Meteor

METEOR (Metric for Evaluation of Translation with Explicit ORdering) is a metric for the evaluation of machine translation output. The metric is based on the harmonic mean of unigram precision and recall, with recall weighted higher than precision. It also has several features that are not found in other metrics, such as stemming and synonymy matching, along with the standard exact word matching. The metric was designed to fix some of the problems found in the more popular BLEU metric, and also produce good correlation with human judgement at the sentence or segment level This differs from the BLEU metric in that BLEU seeks correlation at the corpus level.

(source: Wikipedia)

In other words, Meteor’s output represents a level of similarity between MT output and the human translation.

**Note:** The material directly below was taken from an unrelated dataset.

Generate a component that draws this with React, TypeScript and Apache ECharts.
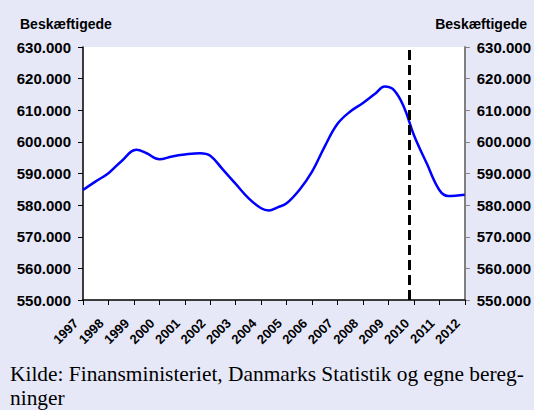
import React, { useEffect, useRef } from "react";
import * as echarts from "echarts";

const periods = [
  1997, 1997.5, 1998, 1998.5, 1999.1, 1999.5, 2000, 2000.5, 2001, 2001.6, 2002,
  2002.5, 2003, 2003.5, 2004, 2004.3, 2004.65, 2005, 2005.5, 2006, 2006.5, 2007,
  2007.5, 2008, 2008.5, 2008.85, 2009.2, 2009.6, 2010, 2010.5, 2011, 2011.35, 2012,
];
const employed = [
  584800, 587500, 590100, 593800, 597500, 596400, 594500, 595400, 596000, 596400, 595600,
  591200, 586700, 582200, 579000, 578300, 579300, 580600, 584800, 590600, 598600, 605700,
  609600, 612300, 615400, 617500, 616500, 611200, 602200, 593300, 584800, 582900, 583300,
];
const forecastStart = 2009.8;
const yTitle = "Beskæftigede";
const sourceText = "Kilde: Finansministeriet, Danmarks Statistik og egne bereg-\nninger";
const yMin = 550000;
const yMax = 630000;
const yStep = 10000;
const xMin = 1997;
const xMax = 2012;

const fmt = (v: number) => String(Math.round(v)).replace(/\B(?=(\d{3})+(?!\d))/g, ".");
const SANS = '"Liberation Sans", Arial, Helvetica, sans-serif';
const SERIF = '"Liberation Serif", "Times New Roman", serif';

export default function App() {
  const ref = useRef<HTMLDivElement>(null);
  useEffect(() => {
    if (!ref.current) return;
    const chart = echarts.init(ref.current, undefined, { renderer: "svg" });
    const yAxisBase = (position: "left" | "right", color: string, width: number) => ({
      type: "value" as const,
      position,
      min: yMin,
      max: yMax,
      interval: yStep,
      axisLine: { show: true, lineStyle: { color, width } },
      axisTick: { show: true, length: 5, lineStyle: { color, width: 1 } },
      splitLine: { show: false },
      axisLabel: {
        color: "#000",
        fontFamily: SANS,
        fontWeight: "bold" as const,
        fontSize: 15,
        margin: 12,
        formatter: (v: number) => fmt(v),
      },
    });
    chart.setOption({
      animation: false,
      backgroundColor: "#E6E8F8",
      title: [
        {
          text: yTitle,
          left: 15,
          top: 12,
          textStyle: { fontFamily: SANS, fontWeight: "bold", fontSize: 14, color: "#000" },
        },
        {
          text: yTitle,
          right: 2,
          top: 12,
          textStyle: { fontFamily: SANS, fontWeight: "bold", fontSize: 14, color: "#000" },
        },
      ],
      grid: {
        left: 83,
        right: 69,
        top: 47,
        bottom: 110,
        show: true,
        backgroundColor: "#FFFFFF",
        borderWidth: 0,
      },
      xAxis: {
        type: "value",
        min: xMin,
        max: xMax,
        interval: 1,
        axisLine: { show: true, onZero: false, lineStyle: { color: "#000", width: 1.5 } },
        axisTick: { show: true, length: 5, lineStyle: { color: "#000", width: 1 } },
        splitLine: { show: false },
        axisLabel: {
          rotate: 45,
          margin: 14,
          padding: [0, 10, 0, 0],
          color: "#000",
          fontFamily: SANS,
          fontWeight: "bold",
          fontSize: 13,
          formatter: (v: number) => String(Math.round(v)),
        },
      },
      yAxis: [yAxisBase("left", "#000", 1.5), yAxisBase("right", "#808080", 2)],
      series: [
        {
          type: "line",
          yAxisIndex: 0,
          data: periods.map((p, i) => [p, employed[i]]),
          smooth: 0.4,
          showSymbol: false,
          lineStyle: { color: "#0000FF", width: 2.5 },
          markLine: {
            silent: true,
            symbol: "none",
            label: { show: false },
            lineStyle: { color: "#000", width: 3, type: [10, 5] },
            data: [{ xAxis: forecastStart }],
          },
        },
      ],
      graphic: [
        {
          type: "text",
          left: 10,
          top: 362,
          style: {
            text: sourceText,
            font: `21.4px ${SERIF}`,
            lineHeight: 24,
            fill: "#000",
          },
        },
      ],
    });
    return () => chart.dispose();
  }, []);
  return (
    <div
      ref={ref}
      style={{ position: "fixed", left: 0, top: 0, width: 534, height: 410 }}
    />
  );
}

The scale is between 0 and 1.0 (100%) where higher number means higher quality of the MT output.

Note that this value is only indicative and can’t be used for any price calculations. For more precise evaluation of MT quality please refer to a Human Evaluation.

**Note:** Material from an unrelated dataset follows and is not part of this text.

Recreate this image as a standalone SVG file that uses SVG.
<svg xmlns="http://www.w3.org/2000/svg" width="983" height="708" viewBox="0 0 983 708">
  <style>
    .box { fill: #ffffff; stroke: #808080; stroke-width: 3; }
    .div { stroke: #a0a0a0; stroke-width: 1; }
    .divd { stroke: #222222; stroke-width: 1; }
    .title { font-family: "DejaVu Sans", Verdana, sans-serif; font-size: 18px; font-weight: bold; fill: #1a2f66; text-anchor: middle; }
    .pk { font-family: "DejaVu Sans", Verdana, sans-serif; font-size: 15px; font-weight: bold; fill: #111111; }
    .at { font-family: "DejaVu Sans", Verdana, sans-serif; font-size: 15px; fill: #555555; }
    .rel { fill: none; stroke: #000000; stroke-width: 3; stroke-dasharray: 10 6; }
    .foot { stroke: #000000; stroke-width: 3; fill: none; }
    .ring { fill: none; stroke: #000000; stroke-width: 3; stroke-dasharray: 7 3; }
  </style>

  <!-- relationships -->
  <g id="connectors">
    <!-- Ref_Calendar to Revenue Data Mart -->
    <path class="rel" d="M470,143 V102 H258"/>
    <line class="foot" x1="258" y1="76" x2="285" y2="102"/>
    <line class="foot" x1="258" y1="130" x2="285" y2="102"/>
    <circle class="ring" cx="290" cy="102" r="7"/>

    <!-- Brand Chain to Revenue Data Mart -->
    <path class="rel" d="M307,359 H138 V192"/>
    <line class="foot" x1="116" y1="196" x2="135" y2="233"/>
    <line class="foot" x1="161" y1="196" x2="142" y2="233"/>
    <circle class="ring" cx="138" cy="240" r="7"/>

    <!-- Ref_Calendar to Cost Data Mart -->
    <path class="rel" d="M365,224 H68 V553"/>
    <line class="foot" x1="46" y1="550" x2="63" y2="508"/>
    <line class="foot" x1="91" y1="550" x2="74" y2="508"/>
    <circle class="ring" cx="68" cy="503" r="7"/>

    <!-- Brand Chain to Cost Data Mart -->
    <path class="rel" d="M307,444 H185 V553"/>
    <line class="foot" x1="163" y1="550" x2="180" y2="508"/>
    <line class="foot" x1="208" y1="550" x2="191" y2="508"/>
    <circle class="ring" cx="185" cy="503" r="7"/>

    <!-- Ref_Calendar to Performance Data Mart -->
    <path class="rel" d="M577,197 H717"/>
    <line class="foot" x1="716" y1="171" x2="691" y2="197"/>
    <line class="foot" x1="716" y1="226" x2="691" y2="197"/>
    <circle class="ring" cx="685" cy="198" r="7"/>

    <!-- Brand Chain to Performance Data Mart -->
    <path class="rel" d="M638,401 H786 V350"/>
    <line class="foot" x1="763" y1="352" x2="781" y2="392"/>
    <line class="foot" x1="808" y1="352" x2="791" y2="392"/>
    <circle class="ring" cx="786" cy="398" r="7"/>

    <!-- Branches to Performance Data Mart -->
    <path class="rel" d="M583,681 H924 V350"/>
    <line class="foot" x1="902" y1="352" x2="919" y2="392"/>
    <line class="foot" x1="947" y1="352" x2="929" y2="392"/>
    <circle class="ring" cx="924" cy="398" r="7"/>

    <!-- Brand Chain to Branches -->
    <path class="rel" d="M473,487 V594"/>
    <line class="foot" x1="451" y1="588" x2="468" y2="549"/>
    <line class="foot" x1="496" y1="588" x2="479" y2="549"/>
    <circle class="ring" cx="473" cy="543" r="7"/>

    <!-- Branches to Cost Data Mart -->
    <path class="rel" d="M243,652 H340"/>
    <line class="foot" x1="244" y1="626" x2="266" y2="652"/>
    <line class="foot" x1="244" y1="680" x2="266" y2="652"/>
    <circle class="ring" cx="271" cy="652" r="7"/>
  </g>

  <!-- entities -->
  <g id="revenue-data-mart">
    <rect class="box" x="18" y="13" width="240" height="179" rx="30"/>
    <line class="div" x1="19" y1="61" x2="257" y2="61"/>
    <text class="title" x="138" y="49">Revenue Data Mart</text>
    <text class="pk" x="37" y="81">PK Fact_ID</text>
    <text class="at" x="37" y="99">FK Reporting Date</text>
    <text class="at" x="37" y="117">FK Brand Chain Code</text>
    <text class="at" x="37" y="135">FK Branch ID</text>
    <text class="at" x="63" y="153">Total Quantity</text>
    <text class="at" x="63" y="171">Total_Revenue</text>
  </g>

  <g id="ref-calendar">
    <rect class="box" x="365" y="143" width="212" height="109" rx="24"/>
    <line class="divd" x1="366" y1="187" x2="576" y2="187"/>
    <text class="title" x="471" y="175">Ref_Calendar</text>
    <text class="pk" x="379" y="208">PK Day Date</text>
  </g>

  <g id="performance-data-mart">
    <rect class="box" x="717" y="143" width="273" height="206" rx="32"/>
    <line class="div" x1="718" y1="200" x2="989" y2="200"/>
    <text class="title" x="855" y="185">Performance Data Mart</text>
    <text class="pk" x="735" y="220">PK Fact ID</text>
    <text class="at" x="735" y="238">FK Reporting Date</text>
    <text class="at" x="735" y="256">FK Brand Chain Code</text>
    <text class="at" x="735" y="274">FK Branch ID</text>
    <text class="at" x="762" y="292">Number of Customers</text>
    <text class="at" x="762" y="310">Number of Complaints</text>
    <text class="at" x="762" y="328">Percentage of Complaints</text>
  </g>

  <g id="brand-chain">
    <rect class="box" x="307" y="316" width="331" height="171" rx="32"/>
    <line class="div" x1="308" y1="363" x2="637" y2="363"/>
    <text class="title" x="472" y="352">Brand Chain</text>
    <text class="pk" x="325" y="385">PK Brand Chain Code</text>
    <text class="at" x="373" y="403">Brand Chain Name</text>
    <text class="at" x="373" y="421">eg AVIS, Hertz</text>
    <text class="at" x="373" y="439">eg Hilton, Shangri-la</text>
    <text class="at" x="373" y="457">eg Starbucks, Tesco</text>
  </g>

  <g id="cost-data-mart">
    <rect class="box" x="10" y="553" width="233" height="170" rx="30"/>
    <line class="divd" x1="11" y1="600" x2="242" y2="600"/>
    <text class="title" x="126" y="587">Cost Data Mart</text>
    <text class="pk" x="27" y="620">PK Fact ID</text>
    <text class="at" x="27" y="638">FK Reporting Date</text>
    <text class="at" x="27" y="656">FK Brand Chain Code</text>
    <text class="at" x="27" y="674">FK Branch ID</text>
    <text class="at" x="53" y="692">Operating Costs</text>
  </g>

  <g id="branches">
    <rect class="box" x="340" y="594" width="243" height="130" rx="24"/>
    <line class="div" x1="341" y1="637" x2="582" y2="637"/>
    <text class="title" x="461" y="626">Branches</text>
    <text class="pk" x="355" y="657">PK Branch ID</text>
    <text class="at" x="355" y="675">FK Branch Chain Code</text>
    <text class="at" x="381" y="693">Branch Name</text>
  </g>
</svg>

The principle is described in more detail here: http://www.cs.cmu.edu/~alavie/METEOR.

Implementation Details

This is a short description of the score calculation. First it creates all possible alignments using exact, stemmed, synonyms and paraphrases matches.

Then it selects the best alignments with criteria to maximize the number of covered words and minimize chunks and distances in matches between reference and hypothesis. With the best selected alignment, it then calculates the score:

  • Gives optimized weights for function/content words, calculates the weighted recall R and precision P.

  • Then calculates parametrized harmonic mean of P and R.

  • To account for gaps and differences in word order, it creates a fragmentation penalty.

  • Finaly, the score is calculated from penalty and harmonic mean.